## [What is needed]
Print the records below exactly as they appear.

## [Supplied material]
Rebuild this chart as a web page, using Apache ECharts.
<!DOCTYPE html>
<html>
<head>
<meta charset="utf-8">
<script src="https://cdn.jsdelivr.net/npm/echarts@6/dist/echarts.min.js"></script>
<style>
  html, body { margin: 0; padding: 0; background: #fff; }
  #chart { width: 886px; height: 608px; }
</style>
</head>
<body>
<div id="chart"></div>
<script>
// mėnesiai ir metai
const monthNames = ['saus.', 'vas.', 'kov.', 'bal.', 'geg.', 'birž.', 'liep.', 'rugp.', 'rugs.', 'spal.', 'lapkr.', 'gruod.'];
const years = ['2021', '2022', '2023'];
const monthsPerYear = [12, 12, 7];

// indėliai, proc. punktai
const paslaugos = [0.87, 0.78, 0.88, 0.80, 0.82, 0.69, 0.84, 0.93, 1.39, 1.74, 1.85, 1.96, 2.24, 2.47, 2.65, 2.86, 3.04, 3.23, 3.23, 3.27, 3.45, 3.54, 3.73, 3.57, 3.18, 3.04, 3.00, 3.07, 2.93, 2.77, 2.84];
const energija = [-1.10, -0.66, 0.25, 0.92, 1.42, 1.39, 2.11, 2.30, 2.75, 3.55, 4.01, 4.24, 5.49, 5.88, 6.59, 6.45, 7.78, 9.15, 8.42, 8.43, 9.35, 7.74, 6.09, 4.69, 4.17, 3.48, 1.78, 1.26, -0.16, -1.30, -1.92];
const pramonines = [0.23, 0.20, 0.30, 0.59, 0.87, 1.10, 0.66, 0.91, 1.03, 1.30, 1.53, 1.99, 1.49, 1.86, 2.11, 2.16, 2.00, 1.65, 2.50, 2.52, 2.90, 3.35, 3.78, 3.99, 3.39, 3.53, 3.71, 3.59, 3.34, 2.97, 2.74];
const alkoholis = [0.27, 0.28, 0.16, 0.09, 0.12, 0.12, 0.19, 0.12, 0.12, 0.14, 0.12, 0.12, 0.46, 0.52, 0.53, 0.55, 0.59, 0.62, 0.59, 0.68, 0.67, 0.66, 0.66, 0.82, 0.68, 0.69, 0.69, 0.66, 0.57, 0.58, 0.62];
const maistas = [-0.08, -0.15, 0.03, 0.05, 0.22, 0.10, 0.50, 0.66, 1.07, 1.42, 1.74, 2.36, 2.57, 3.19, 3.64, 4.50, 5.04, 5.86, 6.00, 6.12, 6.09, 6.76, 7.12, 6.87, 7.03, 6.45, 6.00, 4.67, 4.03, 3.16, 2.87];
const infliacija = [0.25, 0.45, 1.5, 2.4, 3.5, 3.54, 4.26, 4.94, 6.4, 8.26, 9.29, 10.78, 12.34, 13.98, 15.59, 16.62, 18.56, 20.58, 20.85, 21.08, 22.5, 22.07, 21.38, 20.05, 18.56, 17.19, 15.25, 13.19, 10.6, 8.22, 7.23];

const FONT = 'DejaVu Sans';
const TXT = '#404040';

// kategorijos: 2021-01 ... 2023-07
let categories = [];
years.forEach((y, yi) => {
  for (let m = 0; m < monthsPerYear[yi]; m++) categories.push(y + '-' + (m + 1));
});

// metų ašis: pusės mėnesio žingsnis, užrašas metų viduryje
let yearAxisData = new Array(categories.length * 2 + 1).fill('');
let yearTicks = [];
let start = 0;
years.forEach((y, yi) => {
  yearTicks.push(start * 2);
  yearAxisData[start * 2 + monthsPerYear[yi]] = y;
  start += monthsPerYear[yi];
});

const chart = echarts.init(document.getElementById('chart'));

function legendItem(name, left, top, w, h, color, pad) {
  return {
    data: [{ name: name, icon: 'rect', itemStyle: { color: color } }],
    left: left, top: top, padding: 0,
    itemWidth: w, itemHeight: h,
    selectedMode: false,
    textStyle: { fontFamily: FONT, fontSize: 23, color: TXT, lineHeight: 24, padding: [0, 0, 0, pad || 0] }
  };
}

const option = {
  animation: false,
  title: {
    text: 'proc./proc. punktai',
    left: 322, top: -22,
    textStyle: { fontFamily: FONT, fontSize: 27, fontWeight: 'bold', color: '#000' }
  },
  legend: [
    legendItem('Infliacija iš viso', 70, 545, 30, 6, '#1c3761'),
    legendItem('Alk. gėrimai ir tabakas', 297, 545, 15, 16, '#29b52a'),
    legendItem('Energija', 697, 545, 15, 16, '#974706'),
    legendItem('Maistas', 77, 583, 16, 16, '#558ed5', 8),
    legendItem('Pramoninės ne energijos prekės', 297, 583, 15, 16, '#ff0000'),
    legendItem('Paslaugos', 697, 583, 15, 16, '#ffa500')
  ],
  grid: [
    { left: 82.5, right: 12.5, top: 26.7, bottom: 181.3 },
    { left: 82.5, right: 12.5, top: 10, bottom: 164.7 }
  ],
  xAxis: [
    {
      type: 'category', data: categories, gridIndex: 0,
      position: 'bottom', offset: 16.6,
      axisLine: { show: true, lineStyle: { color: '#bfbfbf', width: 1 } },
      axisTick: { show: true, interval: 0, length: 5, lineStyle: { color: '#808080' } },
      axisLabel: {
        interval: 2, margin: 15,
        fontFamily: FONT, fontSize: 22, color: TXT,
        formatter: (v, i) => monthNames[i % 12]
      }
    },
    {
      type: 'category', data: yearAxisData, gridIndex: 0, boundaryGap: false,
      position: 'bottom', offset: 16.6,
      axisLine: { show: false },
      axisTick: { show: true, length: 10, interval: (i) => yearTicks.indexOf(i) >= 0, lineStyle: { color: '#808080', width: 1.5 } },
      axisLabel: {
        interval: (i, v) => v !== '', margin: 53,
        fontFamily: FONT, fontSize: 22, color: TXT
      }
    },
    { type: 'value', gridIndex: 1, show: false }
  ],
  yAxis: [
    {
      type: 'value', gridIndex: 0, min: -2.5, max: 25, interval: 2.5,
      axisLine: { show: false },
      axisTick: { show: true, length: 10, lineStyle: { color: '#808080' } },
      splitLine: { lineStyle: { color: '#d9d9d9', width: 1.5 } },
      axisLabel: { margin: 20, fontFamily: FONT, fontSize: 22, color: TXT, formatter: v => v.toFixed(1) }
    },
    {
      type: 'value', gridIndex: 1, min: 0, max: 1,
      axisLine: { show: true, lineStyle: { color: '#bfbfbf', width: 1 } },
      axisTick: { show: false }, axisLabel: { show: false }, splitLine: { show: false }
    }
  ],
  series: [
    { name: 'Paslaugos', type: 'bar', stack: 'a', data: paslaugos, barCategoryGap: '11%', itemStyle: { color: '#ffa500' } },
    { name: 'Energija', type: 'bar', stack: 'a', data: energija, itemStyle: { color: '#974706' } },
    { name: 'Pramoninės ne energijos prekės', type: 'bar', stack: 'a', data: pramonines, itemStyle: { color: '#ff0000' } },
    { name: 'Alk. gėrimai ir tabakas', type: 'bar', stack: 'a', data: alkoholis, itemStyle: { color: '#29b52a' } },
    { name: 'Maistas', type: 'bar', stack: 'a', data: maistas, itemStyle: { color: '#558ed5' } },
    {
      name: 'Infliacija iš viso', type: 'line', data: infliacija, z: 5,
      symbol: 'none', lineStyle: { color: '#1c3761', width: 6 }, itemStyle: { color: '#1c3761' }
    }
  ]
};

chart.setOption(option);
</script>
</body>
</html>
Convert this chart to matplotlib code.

## [Written answer]
Rebuild this chart as a web page, using Apache ECharts.
<!DOCTYPE html>
<html>
<head>
<meta charset="utf-8">
<script src="https://cdn.jsdelivr.net/npm/echarts@6/dist/echarts.min.js"></script>
<style>
  html, body { margin: 0; padding: 0; background: #fff; }
  #chart { width: 886px; height: 608px; }
</style>
</head>
<body>
<div id="chart"></div>
<script>
// mėnesiai ir metai
const monthNames = ['saus.', 'vas.', 'kov.', 'bal.', 'geg.', 'birž.', 'liep.', 'rugp.', 'rugs.', 'spal.', 'lapkr.', 'gruod.'];
const years = ['2021', '2022', '2023'];
const monthsPerYear = [12, 12, 7];

// indėliai, proc. punktai
const paslaugos = [0.87, 0.78, 0.88, 0.80, 0.82, 0.69, 0.84, 0.93, 1.39, 1.74, 1.85, 1.96, 2.24, 2.47, 2.65, 2.86, 3.04, 3.23, 3.23, 3.27, 3.45, 3.54, 3.73, 3.57, 3.18, 3.04, 3.00, 3.07, 2.93, 2.77, 2.84];
const energija = [-1.10, -0.66, 0.25, 0.92, 1.42, 1.39, 2.11, 2.30, 2.75, 3.55, 4.01, 4.24, 5.49, 5.88, 6.59, 6.45, 7.78, 9.15, 8.42, 8.43, 9.35, 7.74, 6.09, 4.69, 4.17, 3.48, 1.78, 1.26, -0.16, -1.30, -1.92];
const pramonines = [0.23, 0.20, 0.30, 0.59, 0.87, 1.10, 0.66, 0.91, 1.03, 1.30, 1.53, 1.99, 1.49, 1.86, 2.11, 2.16, 2.00, 1.65, 2.50, 2.52, 2.90, 3.35, 3.78, 3.99, 3.39, 3.53, 3.71, 3.59, 3.34, 2.97, 2.74];
const alkoholis = [0.27, 0.28, 0.16, 0.09, 0.12, 0.12, 0.19, 0.12, 0.12, 0.14, 0.12, 0.12, 0.46, 0.52, 0.53, 0.55, 0.59, 0.62, 0.59, 0.68, 0.67, 0.66, 0.66, 0.82, 0.68, 0.69, 0.69, 0.66, 0.57, 0.58, 0.62];
const maistas = [-0.08, -0.15, 0.03, 0.05, 0.22, 0.10, 0.50, 0.66, 1.07, 1.42, 1.74, 2.36, 2.57, 3.19, 3.64, 4.50, 5.04, 5.86, 6.00, 6.12, 6.09, 6.76, 7.12, 6.87, 7.03, 6.45, 6.00, 4.67, 4.03, 3.16, 2.87];
const infliacija = [0.25, 0.45, 1.5, 2.4, 3.5, 3.54, 4.26, 4.94, 6.4, 8.26, 9.29, 10.78, 12.34, 13.98, 15.59, 16.62, 18.56, 20.58, 20.85, 21.08, 22.5, 22.07, 21.38, 20.05, 18.56, 17.19, 15.25, 13.19, 10.6, 8.22, 7.23];

const FONT = 'DejaVu Sans';
const TXT = '#404040';

// kategorijos: 2021-01 ... 2023-07
let categories = [];
years.forEach((y, yi) => {
  for (let m = 0; m < monthsPerYear[yi]; m++) categories.push(y + '-' + (m + 1));
});

// metų ašis: pusės mėnesio žingsnis, užrašas metų viduryje
let yearAxisData = new Array(categories.length * 2 + 1).fill('');
let yearTicks = [];
let start = 0;
years.forEach((y, yi) => {
  yearTicks.push(start * 2);
  yearAxisData[start * 2 + monthsPerYear[yi]] = y;
  start += monthsPerYear[yi];
});

const chart = echarts.init(document.getElementById('chart'));

function legendItem(name, left, top, w, h, color, pad) {
  return {
    data: [{ name: name, icon: 'rect', itemStyle: { color: color } }],
    left: left, top: top, padding: 0,
    itemWidth: w, itemHeight: h,
    selectedMode: false,
    textStyle: { fontFamily: FONT, fontSize: 23, color: TXT, lineHeight: 24, padding: [0, 0, 0, pad || 0] }
  };
}

const option = {
  animation: false,
  title: {
    text: 'proc./proc. punktai',
    left: 322, top: -22,
    textStyle: { fontFamily: FONT, fontSize: 27, fontWeight: 'bold', color: '#000' }
  },
  legend: [
    legendItem('Infliacija iš viso', 70, 545, 30, 6, '#1c3761'),
    legendItem('Alk. gėrimai ir tabakas', 297, 545, 15, 16, '#29b52a'),
    legendItem('Energija', 697, 545, 15, 16, '#974706'),
    legendItem('Maistas', 77, 583, 16, 16, '#558ed5', 8),
    legendItem('Pramoninės ne energijos prekės', 297, 583, 15, 16, '#ff0000'),
    legendItem('Paslaugos', 697, 583, 15, 16, '#ffa500')
  ],
  grid: [
    { left: 82.5, right: 12.5, top: 26.7, bottom: 181.3 },
    { left: 82.5, right: 12.5, top: 10, bottom: 164.7 }
  ],
  xAxis: [
    {
      type: 'category', data: categories, gridIndex: 0,
      position: 'bottom', offset: 16.6,
      axisLine: { show: true, lineStyle: { color: '#bfbfbf', width: 1 } },
      axisTick: { show: true, interval: 0, length: 5, lineStyle: { color: '#808080' } },
      axisLabel: {
        interval: 2, margin: 15,
        fontFamily: FONT, fontSize: 22, color: TXT,
        formatter: (v, i) => monthNames[i % 12]
      }
    },
    {
      type: 'category', data: yearAxisData, gridIndex: 0, boundaryGap: false,
      position: 'bottom', offset: 16.6,
      axisLine: { show: false },
      axisTick: { show: true, length: 10, interval: (i) => yearTicks.indexOf(i) >= 0, lineStyle: { color: '#808080', width: 1.5 } },
      axisLabel: {
        interval: (i, v) => v !== '', margin: 53,
        fontFamily: FONT, fontSize: 22, color: TXT
      }
    },
    { type: 'value', gridIndex: 1, show: false }
  ],
  yAxis: [
    {
      type: 'value', gridIndex: 0, min: -2.5, max: 25, interval: 2.5,
      axisLine: { show: false },
      axisTick: { show: true, length: 10, lineStyle: { color: '#808080' } },
      splitLine: { lineStyle: { color: '#d9d9d9', width: 1.5 } },
      axisLabel: { margin: 20, fontFamily: FONT, fontSize: 22, color: TXT, formatter: v => v.toFixed(1) }
    },
    {
      type: 'value', gridIndex: 1, min: 0, max: 1,
      axisLine: { show: true, lineStyle: { color: '#bfbfbf', width: 1 } },
      axisTick: { show: false }, axisLabel: { show: false }, splitLine: { show: false }
    }
  ],
  series: [
    { name: 'Paslaugos', type: 'bar', stack: 'a', data: paslaugos, barCategoryGap: '11%', itemStyle: { color: '#ffa500' } },
    { name: 'Energija', type: 'bar', stack: 'a', data: energija, itemStyle: { color: '#974706' } },
    { name: 'Pramoninės ne energijos prekės', type: 'bar', stack: 'a', data: pramonines, itemStyle: { color: '#ff0000' } },
    { name: 'Alk. gėrimai ir tabakas', type: 'bar', stack: 'a', data: alkoholis, itemStyle: { color: '#29b52a' } },
    { name: 'Maistas', type: 'bar', stack: 'a', data: maistas, itemStyle: { color: '#558ed5' } },
    {
      name: 'Infliacija iš viso', type: 'line', data: infliacija, z: 5,
      symbol: 'none', lineStyle: { color: '#1c3761', width: 6 }, itemStyle: { color: '#1c3761' }
    }
  ]
};

chart.setOption(option);
</script>
</body>
</html>
Convert this chart to matplotlib code.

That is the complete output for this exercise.